WORK TO BE COMPLETED
Repeat the material verbatim. Images are excluded from the copy.
------
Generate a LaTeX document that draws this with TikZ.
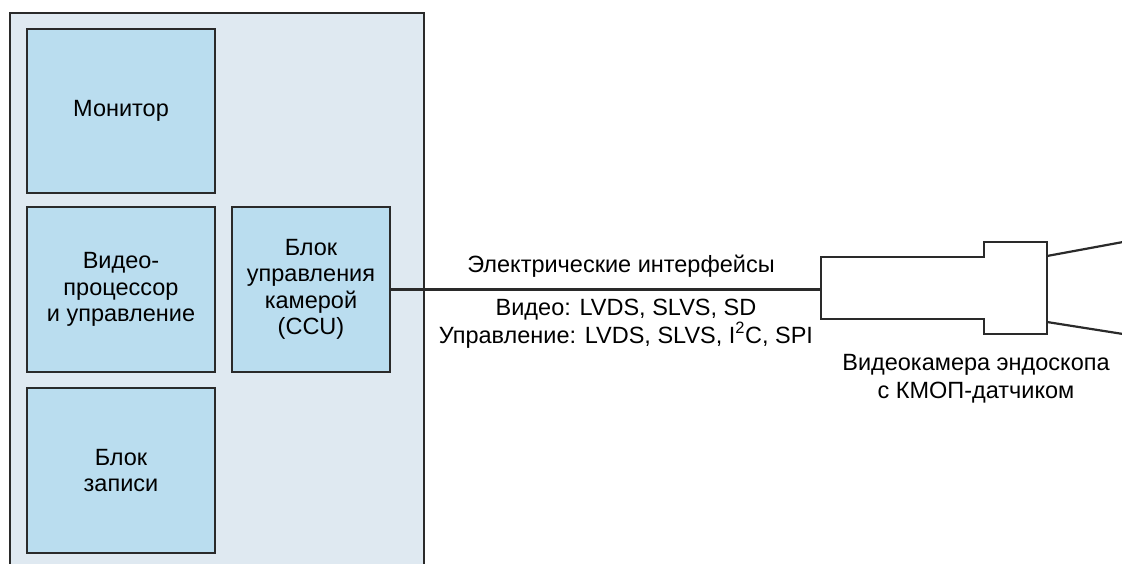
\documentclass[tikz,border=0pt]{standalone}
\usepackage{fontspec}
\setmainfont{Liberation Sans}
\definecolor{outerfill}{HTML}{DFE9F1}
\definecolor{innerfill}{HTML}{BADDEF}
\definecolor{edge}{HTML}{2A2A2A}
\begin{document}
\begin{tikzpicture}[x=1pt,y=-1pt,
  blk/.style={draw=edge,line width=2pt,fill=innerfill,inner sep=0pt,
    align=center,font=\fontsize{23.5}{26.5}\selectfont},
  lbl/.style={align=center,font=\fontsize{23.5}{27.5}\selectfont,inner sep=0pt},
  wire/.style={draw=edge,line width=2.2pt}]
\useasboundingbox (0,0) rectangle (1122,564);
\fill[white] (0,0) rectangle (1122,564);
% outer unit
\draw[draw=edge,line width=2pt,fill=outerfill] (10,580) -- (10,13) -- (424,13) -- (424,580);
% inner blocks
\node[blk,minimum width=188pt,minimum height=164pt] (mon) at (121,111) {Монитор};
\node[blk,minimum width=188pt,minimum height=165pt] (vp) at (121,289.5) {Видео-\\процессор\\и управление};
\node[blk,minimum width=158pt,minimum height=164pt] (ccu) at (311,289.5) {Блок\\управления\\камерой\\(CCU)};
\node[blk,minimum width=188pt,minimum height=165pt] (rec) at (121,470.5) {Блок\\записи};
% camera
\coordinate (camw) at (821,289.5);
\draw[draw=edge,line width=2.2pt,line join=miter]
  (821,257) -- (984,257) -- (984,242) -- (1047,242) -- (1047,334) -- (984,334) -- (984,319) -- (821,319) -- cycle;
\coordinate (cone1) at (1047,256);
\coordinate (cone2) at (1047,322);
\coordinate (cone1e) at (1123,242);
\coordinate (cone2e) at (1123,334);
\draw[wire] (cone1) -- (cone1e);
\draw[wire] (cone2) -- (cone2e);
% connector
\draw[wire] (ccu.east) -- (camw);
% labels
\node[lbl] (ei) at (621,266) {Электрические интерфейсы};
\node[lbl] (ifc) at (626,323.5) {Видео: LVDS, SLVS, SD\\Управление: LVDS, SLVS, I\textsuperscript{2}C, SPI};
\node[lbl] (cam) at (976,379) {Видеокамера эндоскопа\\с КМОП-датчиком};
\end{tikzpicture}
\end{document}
------
SOLVED PROBLEM
Generate a LaTeX document that draws this with TikZ.
\documentclass[tikz,border=0pt]{standalone}
\usepackage{fontspec}
\setmainfont{Liberation Sans}
\definecolor{outerfill}{HTML}{DFE9F1}
\definecolor{innerfill}{HTML}{BADDEF}
\definecolor{edge}{HTML}{2A2A2A}
\begin{document}
\begin{tikzpicture}[x=1pt,y=-1pt,
  blk/.style={draw=edge,line width=2pt,fill=innerfill,inner sep=0pt,
    align=center,font=\fontsize{23.5}{26.5}\selectfont},
  lbl/.style={align=center,font=\fontsize{23.5}{27.5}\selectfont,inner sep=0pt},
  wire/.style={draw=edge,line width=2.2pt}]
\useasboundingbox (0,0) rectangle (1122,564);
\fill[white] (0,0) rectangle (1122,564);
% outer unit
\draw[draw=edge,line width=2pt,fill=outerfill] (10,580) -- (10,13) -- (424,13) -- (424,580);
% inner blocks
\node[blk,minimum width=188pt,minimum height=164pt] (mon) at (121,111) {Монитор};
\node[blk,minimum width=188pt,minimum height=165pt] (vp) at (121,289.5) {Видео-\\процессор\\и управление};
\node[blk,minimum width=158pt,minimum height=164pt] (ccu) at (311,289.5) {Блок\\управления\\камерой\\(CCU)};
\node[blk,minimum width=188pt,minimum height=165pt] (rec) at (121,470.5) {Блок\\записи};
% camera
\coordinate (camw) at (821,289.5);
\draw[draw=edge,line width=2.2pt,line join=miter]
  (821,257) -- (984,257) -- (984,242) -- (1047,242) -- (1047,334) -- (984,334) -- (984,319) -- (821,319) -- cycle;
\coordinate (cone1) at (1047,256);
\coordinate (cone2) at (1047,322);
\coordinate (cone1e) at (1123,242);
\coordinate (cone2e) at (1123,334);
\draw[wire] (cone1) -- (cone1e);
\draw[wire] (cone2) -- (cone2e);
% connector
\draw[wire] (ccu.east) -- (camw);
% labels
\node[lbl] (ei) at (621,266) {Электрические интерфейсы};
\node[lbl] (ifc) at (626,323.5) {Видео: LVDS, SLVS, SD\\Управление: LVDS, SLVS, I\textsuperscript{2}C, SPI};
\node[lbl] (cam) at (976,379) {Видеокамера эндоскопа\\с КМОП-датчиком};
\end{tikzpicture}
\end{document}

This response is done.